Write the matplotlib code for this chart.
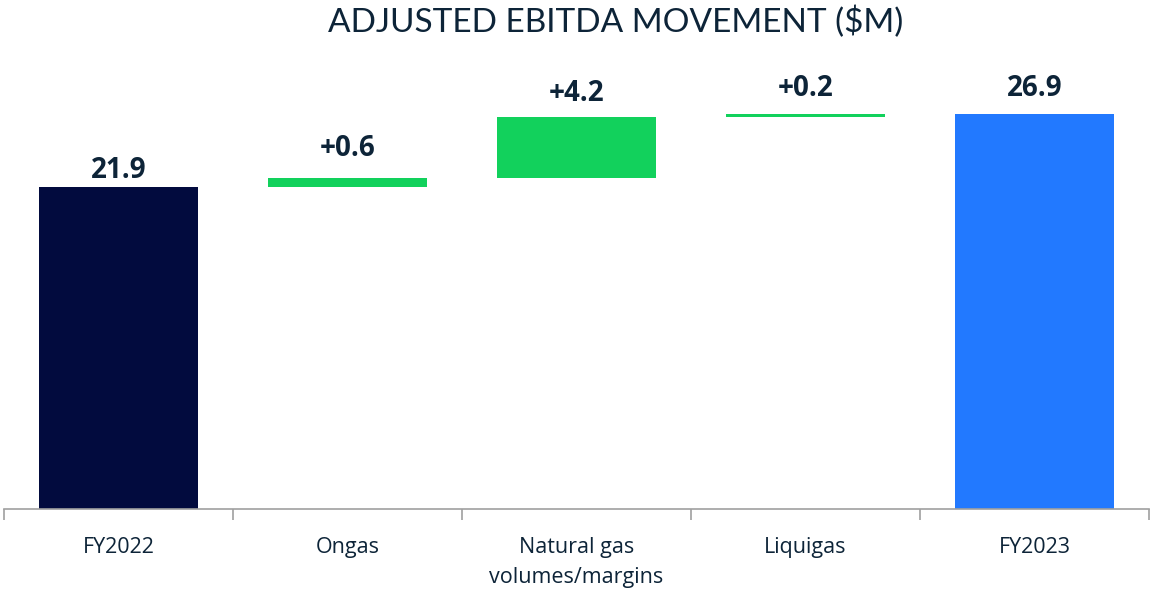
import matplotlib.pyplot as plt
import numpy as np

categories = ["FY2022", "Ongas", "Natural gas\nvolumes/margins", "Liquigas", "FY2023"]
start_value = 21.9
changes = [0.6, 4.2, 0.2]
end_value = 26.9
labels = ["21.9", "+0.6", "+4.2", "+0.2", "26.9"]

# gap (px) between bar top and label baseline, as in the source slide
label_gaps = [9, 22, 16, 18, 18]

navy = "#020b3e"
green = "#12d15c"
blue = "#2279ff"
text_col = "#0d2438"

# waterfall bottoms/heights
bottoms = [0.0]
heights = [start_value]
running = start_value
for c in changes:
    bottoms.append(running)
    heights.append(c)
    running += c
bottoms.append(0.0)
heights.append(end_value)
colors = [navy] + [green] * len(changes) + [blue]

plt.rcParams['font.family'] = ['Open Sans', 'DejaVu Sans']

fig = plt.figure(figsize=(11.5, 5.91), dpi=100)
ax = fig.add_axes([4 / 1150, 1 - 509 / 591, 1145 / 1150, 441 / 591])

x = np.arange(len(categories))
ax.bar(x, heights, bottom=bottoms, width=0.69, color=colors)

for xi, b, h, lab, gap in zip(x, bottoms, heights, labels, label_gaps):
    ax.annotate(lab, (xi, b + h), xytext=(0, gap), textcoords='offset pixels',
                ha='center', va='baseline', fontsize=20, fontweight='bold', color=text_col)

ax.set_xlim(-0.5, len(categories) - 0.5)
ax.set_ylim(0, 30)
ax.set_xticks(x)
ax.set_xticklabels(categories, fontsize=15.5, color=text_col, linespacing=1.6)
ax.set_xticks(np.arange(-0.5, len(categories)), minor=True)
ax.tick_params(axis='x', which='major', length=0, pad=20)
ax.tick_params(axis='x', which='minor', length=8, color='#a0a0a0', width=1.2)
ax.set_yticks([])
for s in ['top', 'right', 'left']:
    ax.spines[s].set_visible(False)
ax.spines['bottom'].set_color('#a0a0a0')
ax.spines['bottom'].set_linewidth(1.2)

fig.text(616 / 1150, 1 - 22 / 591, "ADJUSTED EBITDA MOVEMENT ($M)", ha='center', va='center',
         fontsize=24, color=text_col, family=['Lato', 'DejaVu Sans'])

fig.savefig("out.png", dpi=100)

....

*Set problem*
Look through the material and copy each line that has "matplotlib".

*Problem solution*
Write the matplotlib code for this chart.
import matplotlib.pyplot as plt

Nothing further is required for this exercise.